My wife and I recently babysat my seven-year-old niece and five-year-old nephew. My nephew pretty much schooled me in how to perform complicated actions on his PlayStation 3…at five years old. I couldn’t rewind a VHS tape properly at the age of five. Aside from gaming time for the fellas and crafting time for the girls, we also watched Honey I Shrunk The Kids. Talk about a classic piece of cinema.
Through the course of the movie we see a quartet of children get shrunk by the whacky father’s invention—spoiler alert, in case the plot was too thinly veiled by the title—and subsequently embark on a journey across their front lawn in order to return home. The adventure is fraught with danger due to the fact that the children are now smaller than insects. Ordinary and often over-looked things suddenly became monstrously large and threaten the children’s very lives. Cue the frightening scenes with lawnmowers and jurassic-sized scorpions.
In the movie the kids come across Anty. This oddly adorable creature is just your average old ant, but thanks to the shrink-ray, he towers over each child like a dinosaur over a caveman. The kids try to slay him to absolutely no avail, and ultimately end up befriending him while sharing a cream-filled oatmeal cookie that’s the size of a house. Anty helps carry them through a leg of their journey and becomes a very cherished character that sacrifices himself to protect the children. I almost cried seeing this again as a 30-year-old man.
Hold the phone here. We’re talking about an ant. I crush them with fierce prejudice when I see a few scouts in my kitchen. Not in this house, little crumb suckers. Get your food somewhere else. But, in this fantastical movie world where humans are put on the same playing field as insects, the characters personalize this creature. They don’t see a pest that might inconvenience them in a barely noticeable way. They are confronted with something they can’t ignore or crush on a whim. They are forced to see something bigger.
I was suddenly hit with a flood of thoughts. What do I pass by every day without noticing? What situations do I completely overlook simply because I think I am big enough to step over them? What would happen if I was no longer the biggest thing in my world?
There are situations we are put in every day where we could help someone in need, but we just have so much going on, don’t we? You’ve got, like, 20 shows queued on Netflix that aren’t going to watch themselves. You have grocery shopping to do and books to read on your Kindle. You’re busy, and it’s not your problem when a facebook friend shares a status about going through something rough.
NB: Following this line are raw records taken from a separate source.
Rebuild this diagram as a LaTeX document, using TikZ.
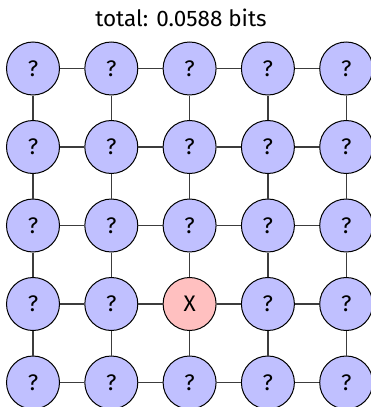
\documentclass[tikz,border=0pt]{standalone}
\usepackage{fontspec}
\setmainfont{Fira Sans}
\definecolor{qblue}{RGB}{192,192,255}
\definecolor{qred}{RGB}{255,192,192}
\definecolor{edgec}{RGB}{60,60,60}
\begin{document}
\begin{tikzpicture}[x=1pt,y=-1pt,
  var/.style={circle,draw=black,line width=1pt,fill=qblue,minimum size=53pt,inner sep=0pt,font=\fontsize{22.5}{22.5}\selectfont},
  obs/.style={var,fill=qred},
  link/.style={draw=edgec,line width=1.2pt}]
\useasboundingbox (0,0) rectangle (371,407);
\clip (0,0) rectangle (371,407);
\node[font=\fontsize{22.5}{23}\selectfont] (title) at (181,18) {total: 0.0588 bits};
\foreach \i in {0,...,4}{
  \foreach \j in {0,...,4}{
    \pgfmathsetmacro{\cx}{33+78.3*\i}
    \pgfmathsetmacro{\cy}{68.5+78.5*\j}
    \ifnum\i=2 \ifnum\j=3
      \node[obs] (n\i\j) at (\cx,\cy) {X};
    \else
      \node[var] (n\i\j) at (\cx,\cy) {?};
    \fi\else
      \node[var] (n\i\j) at (\cx,\cy) {?};
    \fi
  }
}
\foreach \i in {0,...,4}{
  \foreach \j [count=\k] in {0,...,3}{
    \draw[link] (n\i\j) -- (n\i\k);
    \draw[link] (n\j\i) -- (n\k\i);
  }
}
\end{tikzpicture}
\end{document}
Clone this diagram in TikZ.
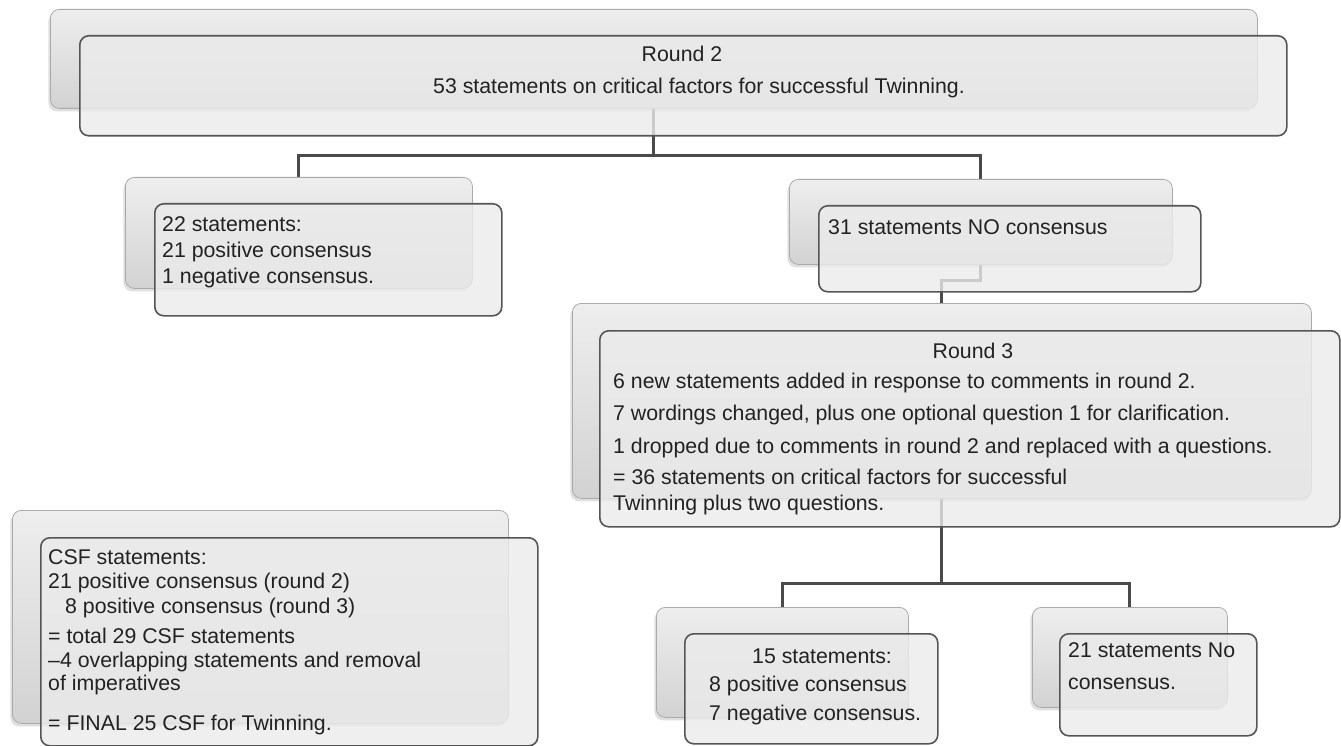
\documentclass[tikz,border=0pt]{standalone}
\usepackage{fontspec}
\setmainfont{Liberation Sans}
\usetikzlibrary{shadows,backgrounds}
\definecolor{frontfill}{HTML}{EBEBEC}
\definecolor{frontline}{HTML}{555555}
\definecolor{backtop}{HTML}{EEEEEE}
\definecolor{backbot}{HTML}{D2D2D2}
\definecolor{backline}{HTML}{AAAAAA}
\definecolor{connc}{HTML}{4A4A4A}
\definecolor{txtc}{HTML}{222222}
\tikzset{
  backbox/.style={rounded corners=9pt, top color=backtop, bottom color=backbot,
    draw=backline, line width=0.8pt, anchor=north west,
    drop shadow={shadow xshift=-2pt, shadow yshift=-3pt, opacity=0.25}},
  frontbox/.style={rounded corners=9pt, fill=frontfill, fill opacity=0.8,
    draw=frontline, line width=1.6pt, anchor=north west},
  conn/.style={draw=connc, line width=3pt},
  txt/.style={inner sep=0pt, align=left, anchor=north west, text=txtc},
  lbl/.style={inner sep=0pt, text=txtc, font=\fontsize{21.3}{25}\selectfont},
}
\begin{document}
\begin{tikzpicture}[x=1pt,y=-1pt]
\useasboundingbox (0,0) rectangle (1341,746);

% back boxes
\node[backbox, minimum width=1207pt, minimum height=99pt] (tb) at (50,9) {};
\node[backbox, minimum width=347pt, minimum height=111pt] (lb) at (125,177) {};
\node[backbox, minimum width=383pt, minimum height=85pt] (rb) at (789,179) {};
\node[backbox, minimum width=739pt, minimum height=195pt] (r3b) at (572,303) {};
\node[backbox, minimum width=252pt, minimum height=110pt] (blb) at (656,607) {};
\node[backbox, minimum width=195pt, minimum height=100pt] (brb) at (1032,607) {};
\node[backbox, minimum width=496pt, minimum height=213pt] (cb) at (12,510) {};

% connectors, behind every box
\begin{scope}[on background layer]
\draw[conn] (tb.south) -- ++(0,47) -| (lb.north);
\draw[conn] (tb.south) -- ++(0,47) -| (rb.north);
\draw[conn] (rb.south) -- ++(0,16) -| (r3b.north);
\draw[conn] (r3b.south) -- ++(0,85) -| (blb.north);
\draw[conn] (r3b.south) -- ++(0,85) -| (brb.north);
\end{scope}

% front boxes
\node[frontbox, minimum width=1207pt, minimum height=100pt] (tf) at (79,35) {};
\node[frontbox, minimum width=347pt, minimum height=112pt] (lf) at (154,203) {};
\node[frontbox, minimum width=382pt, minimum height=86pt] (rf) at (818,205) {};
\node[frontbox, minimum width=740pt, minimum height=196pt] (r3f) at (599,330) {};
\node[frontbox, minimum width=253pt, minimum height=110pt] (blf) at (684,633) {};
\node[frontbox, minimum width=197pt, minimum height=102pt] (brf) at (1059,633) {};
\node[frontbox, minimum width=497pt, minimum height=208pt] (cf) at (40,537) {};

% texts
\node[lbl, anchor=base] (t2a) at (682,62) {Round 2};
\node[lbl, anchor=base] (t2b) at (699,94) {53 statements on critical factors for successful Twinning.};

\node[txt, font=\fontsize{21.3}{26}\selectfont] (ltxt) at (162,215)
  {\rule{0pt}{16pt}22 statements:\\21 positive consensus\\1 negative consensus.};

\node[lbl, anchor=base west] (rtxt) at (828,234) {31 statements NO consensus};

\node[lbl, anchor=base] (r3a) at (973,358) {Round 3};
\node[txt, font=\fontsize{21.3}{25}\selectfont] (r3txt) at (613,372)
  {\rule{0pt}{16pt}6 new statements added in response to comments in round 2.\\[7pt]
   7 wordings changed, plus one optional question 1 for clarification.\\[8pt]
   1 dropped due to comments in round 2 and replaced with a questions.\\[6pt]
   = 36 statements on critical factors for successful\\[1pt]
   Twinning plus two questions.};

\node[txt, font=\fontsize{21.3}{28.5}\selectfont] (bltxt) at (709,647)
  {\rule{0pt}{16pt}\hspace*{43pt}15 statements:\\8 positive consensus\\7 negative consensus.};

\node[txt, font=\fontsize{21.3}{32}\selectfont] (brtxt) at (1068,641)
  {\rule{0pt}{16pt}21 statements No\\consensus.};

\node[txt, font=\fontsize{21.3}{24}\selectfont] (ctxt) at (48,548)
  {\rule{0pt}{16pt}CSF statements:\\
   21 positive consensus (round 2)\\[1pt]
   \hspace*{17pt}8 positive consensus (round 3)\\[6pt]
   = total 29 CSF statements\\
   \textendash4 overlapping statements and removal\\[-1pt]
   of imperatives\\[16pt]
   = FINAL 25 CSF for Twinning.};
\end{tikzpicture}
\end{document}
How could you possibly help? You click the “like” button and move on. You have your own problems. You mentally give the finger to the jerk tailgating you on your way to work. You scoff at the pregnant girl in the grocery store when you notice she doesn’t have a wedding ring. Jokes are made about that weirdo in your office—the one who reminds everyone of Milton from Office Space—and you join in, afraid that defending him will ostracize you from the group.
How quickly we go from being loving Christians to the self-absorbed kings and queens of our own lives. How quickly we forget the way Jesus lived. How easily we push aside the very same people Christ focused His time and energy on. We are great at loving our families, our friends, co-workers, and the kids in our church’s youth groups, but what on earth do we do to love the un-loved? How do we help people with severe needs? And we can’t even try to justify it by calling it a time or money issue. Jesus didn’t go around handing black American Express cards to the prostitutes and lepers. He invested himself. He freely gave genuine smiles and encouraging embraces to the downtrodden and broken. Jesus wasn’t too big for anyone or anything, and nobody’s problems were beneath his notice.
We need to pray every day that God would help us shrink ourselves. If we see God for who He really is, if we fully grasp how much bigger He is than everything on Earth, shouldn’t that mean that we are all ants to Him? And yet, He loves. And yet, He cares.
If you have the means to read these words now, you are blessed beyond measure in this world. Shrink yourself. Give the small things in your world the attention God gives us, who are so much smaller than Him. And if your current season of life is raining down hardship and troubles, may the people around you not be so big that they step over you without noticing your tears.